■ **Request**
Your copy of the material must match it exactly, except that pictures are dropped.

--

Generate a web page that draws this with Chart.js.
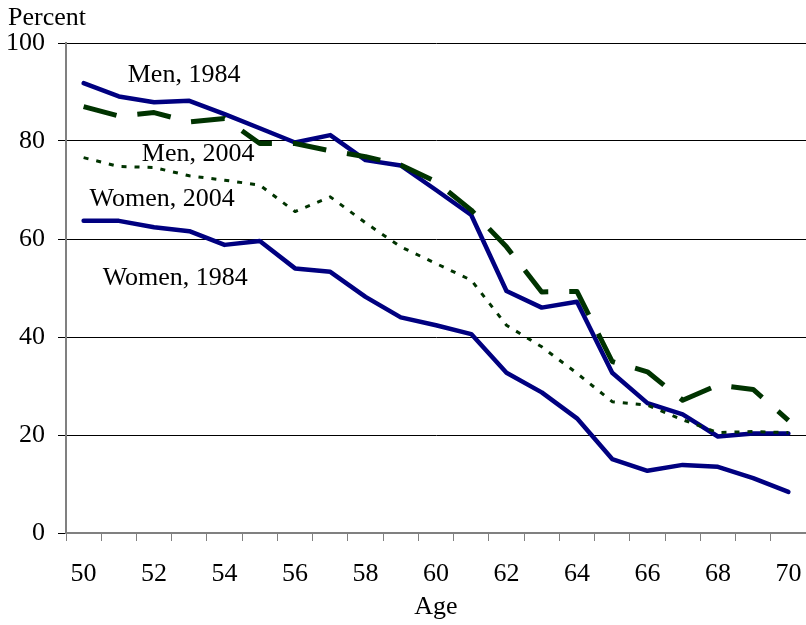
<!DOCTYPE html>
<html>
<head>
<meta charset="utf-8">
<script src="https://cdn.jsdelivr.net/npm/chart.js@4/dist/chart.umd.min.js"></script>
<style>
  html, body { margin: 0; padding: 0; background: #ffffff; }
  #wrap { width: 806px; height: 625px; position: relative; }
</style>
</head>
<body>
<div id="wrap"><canvas id="c" width="806" height="625"></canvas></div>
<script>
// ---- Data ----
const ages = ['50','51','52','53','54','55','56','57','58','59','60','61','62','63','64','65','66','67','68','69','70'];
const men1984   = [91.8, 89.1, 87.9, 88.2, 85.5, 82.6, 79.7, 81.2, 76.1, 75.0, 70.0, 64.9, 49.4, 46.0, 47.2, 32.7, 26.5, 24.2, 19.7, 20.3, 20.3];
const women1984 = [63.7, 63.7, 62.4, 61.6, 58.8, 59.6, 54.0, 53.3, 48.2, 44.0, 42.4, 40.6, 32.7, 28.7, 23.4, 15.1, 12.7, 13.9, 13.5, 11.2, 8.4];
const men2004   = [87.0, 85.1, 85.8, 83.9, 84.6, 79.5, 79.5, 78.0, 76.8, 75.1, 71.7, 65.9, 58.4, 49.2, 49.3, 35.0, 32.9, 27.1, 30.2, 29.3, 23.0];
const women2004 = [76.6, 74.8, 74.6, 72.9, 72.0, 71.0, 65.6, 68.6, 63.3, 58.4, 55.0, 51.6, 42.4, 38.0, 32.6, 26.8, 26.1, 23.1, 20.5, 20.7, 20.5];
const yTicks = [0, 20, 40, 60, 80, 100];
const seriesLabels = ['Men, 1984', 'Men, 2004', 'Women, 2004', 'Women, 1984'];
// label anchor points in data coordinates (category index, value)
const labelAnchors = [[2.85, 93.5], [3.25, 77.3], [2.23, 68.2], [2.6, 52.0]];

const FONT = "'Liberation Serif', 'Times New Roman', serif";
const NAVY = '#000080';
const GREEN = '#003300';

const textPlugin = {
  id: 'texts',
  afterDatasetsDraw(chart) {
    const ctx = chart.ctx;
    const xs = chart.scales.x, ys = chart.scales.y;
    ctx.save();
    ctx.fillStyle = '#000';
    ctx.font = '26px ' + FONT;
    ctx.textAlign = 'center';
    ctx.textBaseline = 'middle';
    seriesLabels.forEach((t, i) => {
      const a = labelAnchors[i];
      ctx.fillText(t, xs.getPixelForValue(a[0]), ys.getPixelForValue(a[1]));
    });
    ctx.textAlign = 'left';
    ctx.fillText('Percent', 8, chart.chartArea.top - 25);
    ctx.restore();
  }
};

new Chart(document.getElementById('c'), {
  type: 'line',
  data: {
    labels: ages,
    datasets: [
      { label: 'Men, 2004', data: men2004, borderColor: GREEN, borderWidth: 5, borderDash: [34, 21], borderCapStyle: 'butt', borderJoinStyle: 'round' },
      { label: 'Women, 2004', data: women2004, borderColor: GREEN, borderWidth: 3, borderDash: [5, 8], borderCapStyle: 'butt', borderJoinStyle: 'round' },
      { label: 'Men, 1984', data: men1984, borderColor: NAVY, borderWidth: 4.5, borderJoinStyle: 'round', borderCapStyle: 'round' },
      { label: 'Women, 1984', data: women1984, borderColor: NAVY, borderWidth: 4.5, borderJoinStyle: 'round', borderCapStyle: 'round' }
    ]
  },
  options: {
    responsive: false,
    animation: false,
    devicePixelRatio: 1,
    layout: { padding: { top: 43, left: 0, right: 0, bottom: 0 } },
    elements: { point: { radius: 0, hoverRadius: 0 }, line: { tension: 0, fill: false } },
    plugins: { legend: { display: false }, tooltip: { enabled: false } },
    scales: {
      x: {
        type: 'category',
        offset: true,
        grid: { display: true, drawOnChartArea: false, drawTicks: true, tickLength: 8, color: '#808080', lineWidth: 1, offset: true },
        border: { display: true, color: '#808080', width: 2 },
        ticks: {
          autoSkip: false, maxRotation: 0, minRotation: 0, padding: 18,
          color: '#000', font: { family: FONT, size: 26 },
          callback: function(v, i) { return (i % 2 === 0) ? ages[i] : ''; }
        },
        title: { display: true, text: 'Age', color: '#000', font: { family: FONT, size: 26 }, padding: { top: 0, bottom: 2 } },
        afterFit(s) { s.height = 92; s.paddingLeft = 0; s.paddingRight = 0; }
      },
      y: {
        min: 0, max: 100,
        afterBuildTicks(s) { s.ticks = yTicks.map(v => ({ value: v })); },
        grid: { display: true, drawOnChartArea: true, drawTicks: true, tickLength: 8, color: '#000', lineWidth: 1 },
        border: { display: true, color: '#808080', width: 2 },
        ticks: { padding: 13, color: '#000', font: { family: FONT, size: 26 } },
        afterFit(s) { s.width = 66; s.paddingTop = 0; s.paddingBottom = 0; }
      }
    }
  },
  plugins: [textPlugin]
});
</script>
</body>
</html>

--

■ **Completed task**
Generate a web page that draws this with Chart.js.
<!DOCTYPE html>
<html>
<head>
<meta charset="utf-8">
<script src="https://cdn.jsdelivr.net/npm/chart.js@4/dist/chart.umd.min.js"></script>
<style>
  html, body { margin: 0; padding: 0; background: #ffffff; }
  #wrap { width: 806px; height: 625px; position: relative; }
</style>
</head>
<body>
<div id="wrap"><canvas id="c" width="806" height="625"></canvas></div>
<script>
// ---- Data ----
const ages = ['50','51','52','53','54','55','56','57','58','59','60','61','62','63','64','65','66','67','68','69','70'];
const men1984   = [91.8, 89.1, 87.9, 88.2, 85.5, 82.6, 79.7, 81.2, 76.1, 75.0, 70.0, 64.9, 49.4, 46.0, 47.2, 32.7, 26.5, 24.2, 19.7, 20.3, 20.3];
const women1984 = [63.7, 63.7, 62.4, 61.6, 58.8, 59.6, 54.0, 53.3, 48.2, 44.0, 42.4, 40.6, 32.7, 28.7, 23.4, 15.1, 12.7, 13.9, 13.5, 11.2, 8.4];
const men2004   = [87.0, 85.1, 85.8, 83.9, 84.6, 79.5, 79.5, 78.0, 76.8, 75.1, 71.7, 65.9, 58.4, 49.2, 49.3, 35.0, 32.9, 27.1, 30.2, 29.3, 23.0];
const women2004 = [76.6, 74.8, 74.6, 72.9, 72.0, 71.0, 65.6, 68.6, 63.3, 58.4, 55.0, 51.6, 42.4, 38.0, 32.6, 26.8, 26.1, 23.1, 20.5, 20.7, 20.5];
const yTicks = [0, 20, 40, 60, 80, 100];
const seriesLabels = ['Men, 1984', 'Men, 2004', 'Women, 2004', 'Women, 1984'];
// label anchor points in data coordinates (category index, value)
const labelAnchors = [[2.85, 93.5], [3.25, 77.3], [2.23, 68.2], [2.6, 52.0]];

const FONT = "'Liberation Serif', 'Times New Roman', serif";
const NAVY = '#000080';
const GREEN = '#003300';

const textPlugin = {
  id: 'texts',
  afterDatasetsDraw(chart) {
    const ctx = chart.ctx;
    const xs = chart.scales.x, ys = chart.scales.y;
    ctx.save();
    ctx.fillStyle = '#000';
    ctx.font = '26px ' + FONT;
    ctx.textAlign = 'center';
    ctx.textBaseline = 'middle';
    seriesLabels.forEach((t, i) => {
      const a = labelAnchors[i];
      ctx.fillText(t, xs.getPixelForValue(a[0]), ys.getPixelForValue(a[1]));
    });
    ctx.textAlign = 'left';
    ctx.fillText('Percent', 8, chart.chartArea.top - 25);
    ctx.restore();
  }
};

new Chart(document.getElementById('c'), {
  type: 'line',
  data: {
    labels: ages,
    datasets: [
      { label: 'Men, 2004', data: men2004, borderColor: GREEN, borderWidth: 5, borderDash: [34, 21], borderCapStyle: 'butt', borderJoinStyle: 'round' },
      { label: 'Women, 2004', data: women2004, borderColor: GREEN, borderWidth: 3, borderDash: [5, 8], borderCapStyle: 'butt', borderJoinStyle: 'round' },
      { label: 'Men, 1984', data: men1984, borderColor: NAVY, borderWidth: 4.5, borderJoinStyle: 'round', borderCapStyle: 'round' },
      { label: 'Women, 1984', data: women1984, borderColor: NAVY, borderWidth: 4.5, borderJoinStyle: 'round', borderCapStyle: 'round' }
    ]
  },
  options: {
    responsive: false,
    animation: false,
    devicePixelRatio: 1,
    layout: { padding: { top: 43, left: 0, right: 0, bottom: 0 } },
    elements: { point: { radius: 0, hoverRadius: 0 }, line: { tension: 0, fill: false } },
    plugins: { legend: { display: false }, tooltip: { enabled: false } },
    scales: {
      x: {
        type: 'category',
        offset: true,
        grid: { display: true, drawOnChartArea: false, drawTicks: true, tickLength: 8, color: '#808080', lineWidth: 1, offset: true },
        border: { display: true, color: '#808080', width: 2 },
        ticks: {
          autoSkip: false, maxRotation: 0, minRotation: 0, padding: 18,
          color: '#000', font: { family: FONT, size: 26 },
          callback: function(v, i) { return (i % 2 === 0) ? ages[i] : ''; }
        },
        title: { display: true, text: 'Age', color: '#000', font: { family: FONT, size: 26 }, padding: { top: 0, bottom: 2 } },
        afterFit(s) { s.height = 92; s.paddingLeft = 0; s.paddingRight = 0; }
      },
      y: {
        min: 0, max: 100,
        afterBuildTicks(s) { s.ticks = yTicks.map(v => ({ value: v })); },
        grid: { display: true, drawOnChartArea: true, drawTicks: true, tickLength: 8, color: '#000', lineWidth: 1 },
        border: { display: true, color: '#808080', width: 2 },
        ticks: { padding: 13, color: '#000', font: { family: FONT, size: 26 } },
        afterFit(s) { s.width = 66; s.paddingTop = 0; s.paddingBottom = 0; }
      }
    }
  },
  plugins: [textPlugin]
});
</script>
</body>
</html>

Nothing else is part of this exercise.